While it's best for your laptop to have a webcam, several testing teams will be happy to let you use your laptop for the testing and your phone to provide the video feed. It does complicate things a little bit, but your team can talk you through it. Many teams have gotten lots of experience in helping those taking the tests get their computer and phone (if needed) configured to work with what they use on their end.

Click the "Find a Session" link here (HamStudy.org: Cutting edge amateur radio study tools) when you're ready for your test and you'll find several to select from. The selection changes often as sessions fill up, are scheduled, or have been completed so check back often if you can't find a good choice for you. Remember that just because you're in one area, your testing team can be a long distance (or even a very long distance) away. Often these days, the testing team may have folks from all across the US working on the same session (they're online and remote as well so distance isn't a problem for either the tester or team doing the testing).
 

SargeAF

Member
Joined
Jan 11, 2021
Messages
7
Location
Acworth, GA
Jerryjaysr,

First off, thanks for your service...retired USAF MSgt here 1999-2014...salute!

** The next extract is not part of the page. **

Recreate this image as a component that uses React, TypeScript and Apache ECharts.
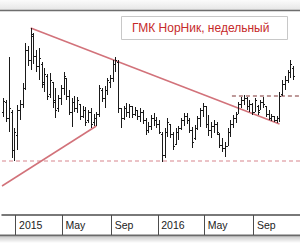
import React, { useEffect, useRef } from "react";
import * as echarts from "echarts";

// Weekly categories starting Monday 2014-12-01
const START_UTC = Date.UTC(2014, 11, 1);
const WEEK_MS = 7 * 24 * 3600 * 1000;
const categories: string[] = Array.from({ length: 109 }, (_, i) =>
  new Date(START_UTC + i * WEEK_MS).toISOString().slice(0, 10)
);
const monthNames = ["Jan", "Feb", "Mar", "Apr", "May", "Jun", "Jul", "Aug", "Sep", "Oct", "Nov", "Dec"];
const labelMonths = [0, 4, 8];

const opens = [
  10120, 10520, 9880, 10120, 8600, 9200, 10200, 10440, 11080, 12600,
  12200, 13160, 12360, 11960, 12040, 11320, 11560, 10840, 11320, 10600,
  10280, 10680, 11080, 11480, 10760, 10120, 10520, 10280, 10440, 9960,
  10200, 9800, 10120, 9720, 9880, 10040, 11000, 10680, 11000, 11320,
  11480, 12040, 12120, 10280, 9880, 10280, 10120, 10360, 10040, 10200,
  9960, 10120, 9800, 9400, 9560, 9880, 9800, 9640, 9240, 8400,
  9320, 9640, 9240, 8840, 9320, 9480, 9800, 9960, 9800, 9400,
  9080, 9480, 9880, 10200, 10360, 9640, 9400, 9560, 9640, 9240,
  8800, 8680, 8760, 9320, 9640, 9880, 10040, 10440, 10600, 10680,
  10360, 10440, 10120, 10360, 10200, 10520, 10360, 10040, 9880, 9960,
  9800, 9880, 10840, 11240, 11400, 11720, 11880,
];
const highs = [
  10680, 10600, 12320, 10200, 9480, 10400, 10600, 11280, 12880, 12760,
  13480, 13280, 12600, 12680, 12120, 11880, 11640, 11680, 11320, 11080,
  10800, 11200, 11720, 11480, 11000, 10680, 10760, 10720, 10440, 10360,
  10320, 10200, 10280, 10040, 10120, 11200, 11080, 11160, 11480, 11600,
  12200, 12320, 12200, 10280, 10360, 10480, 10440, 10360, 10320, 10200,
  10280, 10200, 9880, 9720, 10000, 10080, 9920, 9800, 9320, 9480,
  9880, 9640, 9320, 9480, 9560, 9880, 10080, 10080, 9880, 9520,
  9600, 9960, 10280, 10480, 10360, 10000, 9720, 9800, 9720, 9280,
  9080, 8920, 9480, 9800, 10000, 10120, 10520, 10720, 10800, 10720,
  10600, 10480, 10680, 10400, 10600, 10720, 10360, 10200, 10040, 9960,
  9960, 10920, 11400, 11560, 11800, 12200, 11960,
];
const lows = [
  9920, 9720, 9320, 8280, 8160, 8600, 9800, 10280, 11000, 11960,
  11800, 12040, 11720, 11400, 11080, 10920, 10600, 10680, 10280, 9880,
  10120, 10400, 10800, 10600, 10000, 9520, 10120, 10080, 9800, 9880,
  9560, 9680, 9480, 9560, 9560, 9920, 10520, 10280, 10800, 11080,
  11320, 11720, 10080, 9480, 9800, 9920, 9880, 9880, 9960, 9800,
  9720, 9640, 9200, 9280, 9400, 9560, 9480, 9240, 8120, 8280,
  9120, 9080, 8600, 8800, 9000, 9400, 9560, 9640, 9280, 8680,
  9000, 9400, 9520, 9920, 9480, 9160, 9080, 9280, 9200, 8680,
  8520, 8320, 8760, 9120, 9480, 9680, 10040, 10280, 10400, 10200,
  10120, 10000, 10120, 10000, 10200, 10280, 9920, 9800, 9760, 9720,
  9680, 9720, 10760, 11000, 11280, 11480, 11400,
];
const closes = [
  10560, 9880, 10280, 8600, 9320, 10200, 10440, 11080, 12600, 12200,
  13240, 12360, 11960, 12280, 11240, 11640, 10760, 11400, 10520, 10200,
  10680, 11080, 11560, 10760, 10120, 10520, 10280, 10600, 9960, 10200,
  9720, 10120, 9640, 9880, 10040, 11080, 10680, 11000, 11400, 11480,
  12040, 12200, 10280, 9880, 10280, 10120, 10360, 10040, 10200, 9960,
  10120, 9800, 9400, 9560, 9880, 9800, 9640, 9320, 8400, 9320,
  9720, 9240, 8760, 9320, 9480, 9800, 9960, 9800, 9400, 8920,
  9480, 9880, 10200, 10360, 9640, 9400, 9560, 9640, 9320, 8800,
  8680, 8760, 9320, 9640, 9880, 10040, 10440, 10600, 10680, 10360,
  10440, 10120, 10600, 10120, 10520, 10440, 10040, 9880, 9960, 9800,
  9880, 10760, 11240, 11400, 11720, 12040, 11560,
];

// Trend lines: [week position, price]
const trendDown = [[10, 13480], [101, 9640]];
const trendUp = [[-0.5, 7160], [34, 9560]];
const supportLevel = [[-0.5, 8160], [108.5, 8160]];
const resistanceLevel = [[83.6, 10760], [108.5, 10760]];
const titleText = "ГМК НорНик, недельный";

const monthOf = (s: string) => Number(s.slice(5, 7)) - 1;
const isBoundary = (i: number) =>
  i > 0 &&
  monthOf(categories[i]) !== monthOf(categories[i - 1]) &&
  labelMonths.includes(monthOf(categories[i]));

export default function App() {
  const ref = useRef<HTMLDivElement>(null);
  useEffect(() => {
    if (!ref.current) return;
    const chart = echarts.init(ref.current, undefined, { renderer: "svg" });
    const ohlc = highs.map((h, i) => [i, opens[i], h, lows[i], closes[i]]);
    const trendStyle = { color: "#d2727a", width: 1.5 };
    const option: any = {
      animation: false,
      backgroundColor: "#ffffff",
      grid: { left: 2, right: 0, top: 11, bottom: 35, containLabel: false, outerBoundsMode: "none" },
      xAxis: [
        {
          type: "category",
          data: categories,
          boundaryGap: true,
          axisLine: { show: true, lineStyle: { color: "#4d4d4d", width: 1.5 } },
          axisTick: {
            show: true,
            interval: (i: number) => isBoundary(i),
            length: 20,
            lineStyle: { color: "#4d4d4d", width: 1 },
          },
          axisLabel: {
            show: true,
            interval: (i: number) => isBoundary(i),
            formatter: (v: string) => {
              const m = monthOf(v);
              return m === 0 ? v.slice(0, 4) : monthNames[m];
            },
            align: "left",
            padding: [0, 0, 0, 2],
            margin: 4,
            color: "#222",
            fontSize: 10.5,
            fontFamily: "'Liberation Sans', Arial, sans-serif",
          },
          splitLine: { show: false },
        },
        { type: "value", min: -0.5, max: 108.5, show: false },
      ],
      yAxis: { type: "value", min: 6000, max: 14160, show: false, splitLine: { show: false } },
      series: [
        {
          type: "line",
          xAxisIndex: 1,
          data: supportLevel,
          symbol: "none",
          lineStyle: { color: "#d8868e", width: 1.2, type: [4, 3] },
          z: 1,
        },
        {
          type: "line",
          xAxisIndex: 1,
          data: resistanceLevel,
          symbol: "none",
          lineStyle: { color: "#7e3434", width: 1.2, type: [4, 3] },
          z: 1,
        },
        {
          type: "line",
          xAxisIndex: 1,
          data: trendDown,
          symbol: "none",
          lineStyle: trendStyle,
          z: 1,
        },
        {
          type: "line",
          xAxisIndex: 1,
          data: trendUp,
          symbol: "none",
          lineStyle: trendStyle,
          z: 1,
        },
        {
          type: "custom",
          xAxisIndex: 0,
          data: ohlc,
          encode: { x: 0, y: [1, 2, 3, 4] },
          z: 3,
          renderItem: (params: any, api: any) => {
            const idx = api.value(0);
            const pO = api.coord([idx, api.value(1)]);
            const pH = api.coord([idx, api.value(2)]);
            const pL = api.coord([idx, api.value(3)]);
            const pC = api.coord([idx, api.value(4)]);
            const x = Math.round(pH[0]) + 0.5;
            const yo = Math.round(pO[1]) + 0.5;
            const yc = Math.round(pC[1]) + 0.5;
            const style = { stroke: "#1a1a1a", lineWidth: 1 };
            return {
              type: "group",
              children: [
                { type: "line", shape: { x1: x, y1: Math.round(pH[1]), x2: x, y2: Math.round(pL[1]) }, style },
                { type: "line", shape: { x1: x - 1.5, y1: yo, x2: x - 0.5, y2: yo }, style },
                { type: "line", shape: { x1: x + 0.5, y1: yc, x2: x + 1.5, y2: yc }, style },
              ],
            };
          },
        },
      ],
      graphic: [
        {
          type: "rect",
          shape: { x: 0, y: 0, width: 300, height: 10 },
          style: {
            fill: new echarts.graphic.LinearGradient(0, 0, 0, 1, [
              { offset: 0, color: "#fbfbfb" },
              { offset: 1, color: "#e6e6e6" },
            ]),
          },
          silent: true,
        },
        {
          type: "line",
          shape: { x1: 0, y1: 10.5, x2: 300, y2: 10.5 },
          style: { stroke: "#6e6e6e", lineWidth: 1.5 },
          silent: true,
        },
        {
          type: "line",
          shape: { x1: 0, y1: 235.5, x2: 300, y2: 235.5 },
          style: { stroke: "#6a6a6a", lineWidth: 2 },
          silent: true,
        },
        {
          type: "rect",
          shape: { x: 0, y: 237, width: 300, height: 6 },
          style: {
            fill: new echarts.graphic.LinearGradient(0, 0, 0, 1, [
              { offset: 0, color: "#cfcfcf" },
              { offset: 1, color: "#ffffff" },
            ]),
          },
          silent: true,
        },
        {
          type: "rect",
          shape: { x: 121.5, y: 16.5, width: 166, height: 23 },
          style: { fill: "#ffffff", stroke: "#c8c8c8", lineWidth: 1 },
          z: 100,
          silent: true,
        },
        {
          type: "text",
          x: 132,
          y: 28,
          style: {
            text: titleText,
            fill: "#c62a2a",
            fontSize: 12,
            fontFamily: "'Liberation Sans', Arial, sans-serif",
            verticalAlign: "middle",
          },
          z: 101,
          silent: true,
        },
      ],
    };
    chart.setOption(option);
    return () => chart.dispose();
  }, []);
  return (
    <div
      ref={ref}
      style={{ position: "fixed", left: 0, top: 0, width: 300, height: 250, background: "#fff" }}
    />
  );
}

I have a Midland MXT115 (15 watt micromobile) mounted in a Hardened Power Systems Operator 115 (30 Cal ammo can) that I use for a base station. I’m running it on a GMRS tuned J-Pole antenna in my shop attic at about 20 feet and LMR-400 cable. I can easily hit North Georgia GMRS repeaters that are 20-30 miles away (repeaters are on mountain towers). It is a decent radio, but the cons are that it is narrow band only, you can’t run different PL tones for RX/TX (split-tones) and you’re limited to just the 8 repeater channels. A better base would be something like a Kenwood TK-880 (25 watt) or 880H (40 watt). They can be found used on EBay for less than $100, especially the 25 watt versions. You can obtain the programming software on eBay generally for around $20-$30 and you can program numerous groups, repeater channels and simplex channels, and all sorts of Fleetsync, signaling and tone settings, as well as separate CTCSS tones for RX/TX, and you can even program 70cm HAM frequencies to monitor. Here is a link to the Operator 115 Ammo Can radio mount/housing, and a short video of mine testing a simplex repeater (I made the custom cable).

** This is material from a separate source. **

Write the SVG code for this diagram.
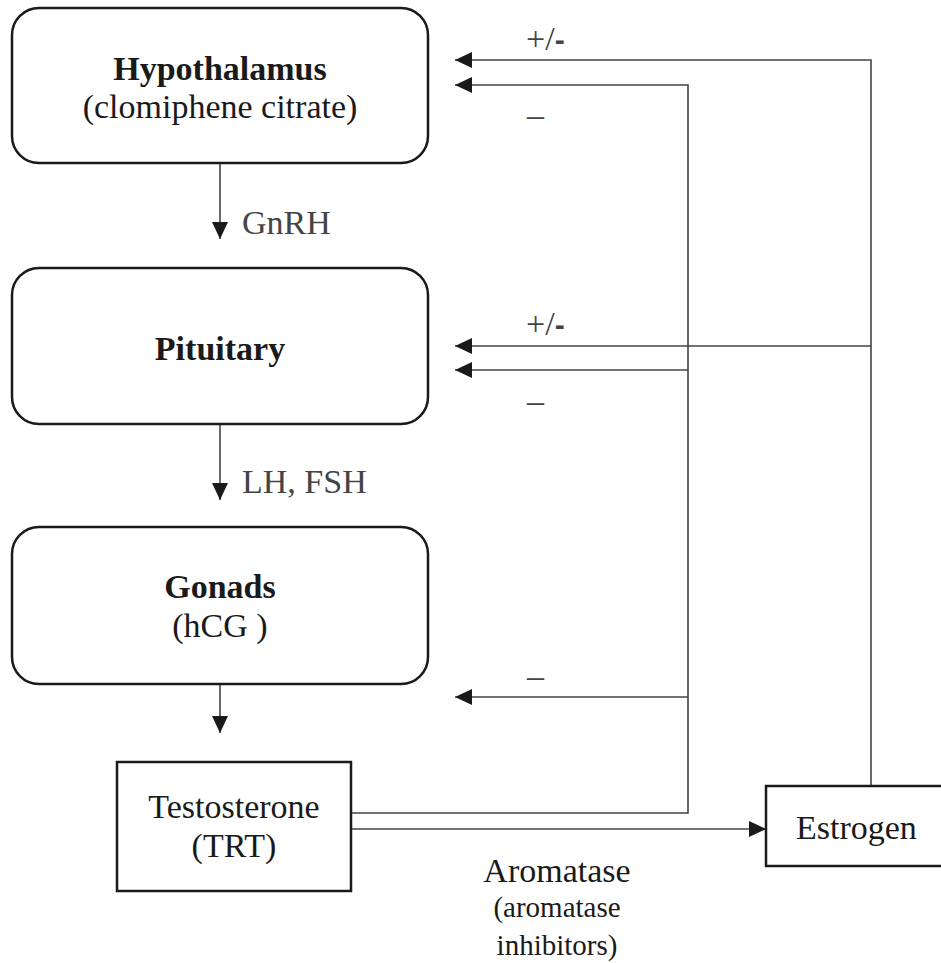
<svg xmlns="http://www.w3.org/2000/svg" width="941" height="963" viewBox="0 0 941 963">
<style>
.box{fill:#fff;stroke:#1a1a1a;stroke-width:2.5}
.t{font-family:"Liberation Serif","Times New Roman",serif;font-size:34px;fill:#1a1a1a}
.b{font-weight:bold}
.s{font-size:29px}
.c{fill:none;stroke:#444;stroke-width:1.6}
.lbl{font-family:"Liberation Serif","Times New Roman",serif;font-size:34px;fill:#444}
</style>
<defs>
<marker id="ah" viewBox="0 0 17 16" refX="17" refY="8" markerWidth="17" markerHeight="16" markerUnits="userSpaceOnUse" orient="auto">
<path d="M0,0 L17,8 L0,16 z" fill="#1a1a1a"/>
</marker>
</defs>
<rect x="0" y="0" width="941" height="963" fill="#fff"/>
<g id="connectors">
<line class="c" x1="220" y1="163" x2="220" y2="239" marker-end="url(#ah)"/>
<line class="c" x1="220" y1="424" x2="220" y2="500" marker-end="url(#ah)"/>
<line class="c" x1="220" y1="684" x2="220" y2="733" marker-end="url(#ah)"/>
<path class="c" d="M351,813 H688 V85 H455" marker-end="url(#ah)"/>
<line class="c" x1="688" y1="370" x2="455" y2="370" marker-end="url(#ah)"/>
<line class="c" x1="688" y1="697" x2="455" y2="697" marker-end="url(#ah)"/>
<path class="c" d="M871,786 V60 H455" marker-end="url(#ah)"/>
<line class="c" x1="871" y1="346" x2="455" y2="346" marker-end="url(#ah)"/>
<line class="c" x1="351" y1="829" x2="766" y2="829" marker-end="url(#ah)"/>
<text class="lbl" x="242" y="234">GnRH</text>
<text class="lbl" x="242" y="493">LH, FSH</text>
<text class="lbl" x="526" y="50">+/<tspan font-family="Liberation Sans,Arial,sans-serif" font-weight="bold" font-size="30">-</tspan></text>
<text class="lbl" x="527" y="126">–</text>
<text class="lbl" x="526" y="335">+/<tspan font-family="Liberation Sans,Arial,sans-serif" font-weight="bold" font-size="30">-</tspan></text>
<text class="lbl" x="527" y="412">–</text>
<text class="lbl" x="527" y="687">–</text>
<text class="t" x="557" y="882" text-anchor="middle">Aromatase</text>
<text class="t s" x="557" y="917" text-anchor="middle">(aromatase</text>
<text class="t s" x="557" y="955" text-anchor="middle">inhibitors)</text>
</g>
<g id="hypothalamus">
<rect class="box" x="12" y="8" width="416" height="155" rx="27"/>
<text class="t b" x="220" y="80" text-anchor="middle">Hypothalamus</text>
<text class="t" x="220" y="118" text-anchor="middle">(clomiphene citrate)</text>
</g>
<g id="pituitary">
<rect class="box" x="12" y="268" width="416" height="156" rx="27"/>
<text class="t b" x="220" y="360" text-anchor="middle">Pituitary</text>
</g>
<g id="gonads">
<rect class="box" x="12" y="527" width="416" height="157" rx="27"/>
<text class="t b" x="220" y="598" text-anchor="middle">Gonads</text>
<text class="t" x="220" y="637" text-anchor="middle">(hCG )</text>
</g>
<g id="testosterone">
<rect class="box" x="117" y="762" width="234" height="129"/>
<text class="t" x="234" y="818" text-anchor="middle">Testosterone</text>
<text class="t" x="234" y="857" text-anchor="middle">(TRT)</text>
</g>
<g id="estrogen">
<rect class="box" x="766" y="786" width="190" height="80"/>
<text class="t" x="796" y="839">Estrogen</text>
</g>
</svg>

For HTs, I have both the BTech GMRS V1 (I have an earlier example that is 5 watt high power and 2 watt low), and several Kenwood TK-380 Type 1 radios (commercial grade, 450-490MHz). The BTech works great and is easy to use and program (can program with the keypad or using Chirp software). The Kenwood TK-380 are my favorite though. They have the same features and programming software as the TK-880 mobiles I mentioned above. The Fleetsync features are cool...being able to send short status messages between radios, doing selective calls, etc. They are 4W high power and 1W low power, are narrow or high band, and have many features. The best are the Version 2.0 with the full DTMF. They can be found online generally for $50-$100 and audio performance is really good...very rugged radios (meet/exceed many MIL-SPECS). You have to be careful as there are three types (Type 1: 450-490MHz, Type 2: 470-512MHz, Type 3: 400-430MHz) and many Ebay listings don’t mention what type they are (obviously you need Type 1 for GMRS). The version 1 and version 2 have nothing to do with the type, just physical differences and added Fleetsync functions.

The good news is they’re all FCC Part 95 type accepted and legal for GMRS use. Just more info for you.